WHAT’S BEHIND ALL THIS deferred maintenance? According to Forest Service staffing
reports from 2019, the agency’s workforce has contracted substantially over the last 30
years, losing roughly 20% of its staff. Under the Trump administration, full-time staffing
has decreased by an additional 10% due to DOGE layoffs, though this
month’s Congressional appropriations bill spared the agency the worst of the drastic
2026 budget cuts proposed by the White House last year.
Recreational trail staff, once robust in the 1980s, has dwindled with these reductions in
force, with many districts reporting zero, or just one, permanent recreation staff and
fewer than three seasonal staff to oversee hundreds of miles of trail. A July 2025
internal Forest Service report, shared with me by a confidential source, concluded that
each of the agency’s nine regions were missing up to 80% of their trail and recreation
workers.
December’s follow-up Forest Service report quoted a chorus of disaffected anonymous
rangers. “My trail program is suffering the worst morale setbacks of all my district
programs,” said one acting district ranger. “We lost 200 years of trail experience this
year,” said a forest recreation manager. One district trail manager was considering
packing in a multi-decade career altogether. “It feels like 24 years of trails and
wilderness work,” they said, “rolling back to the bottom of the hill.”

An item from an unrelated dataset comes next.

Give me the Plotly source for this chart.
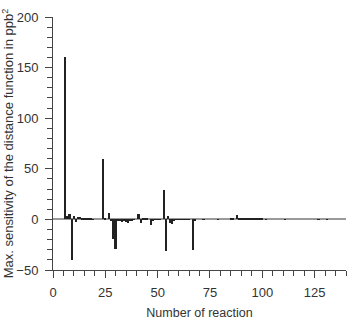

Volunteers and local stewardship groups have had to show up in force, demonstrating
the value Americans place on access to public lands. In fiscal year 2023, 71,660
volunteers contributed 2.6 million hours of service to the Forest Service, more than
double the hours logged by agency employees. Yet even that tidal wave of donated labor
can only slow, not reverse, the decline of infrastructure compounded over decades of
mismanagement.
At the highest levels of government, on both sides of the aisle, politicians acknowledge
this systemic neglect. During his Senate confirmation hearing, now-Secretary of the
Interior Doug Burgum agreed that addressing the maintenance backlog was crucial: “We
just have to make sure not just the national parks, but across the whole department, we
have to get the formulas right, because we are creating liabilities for future generations
if we are not taking care of that deferred maintenance.”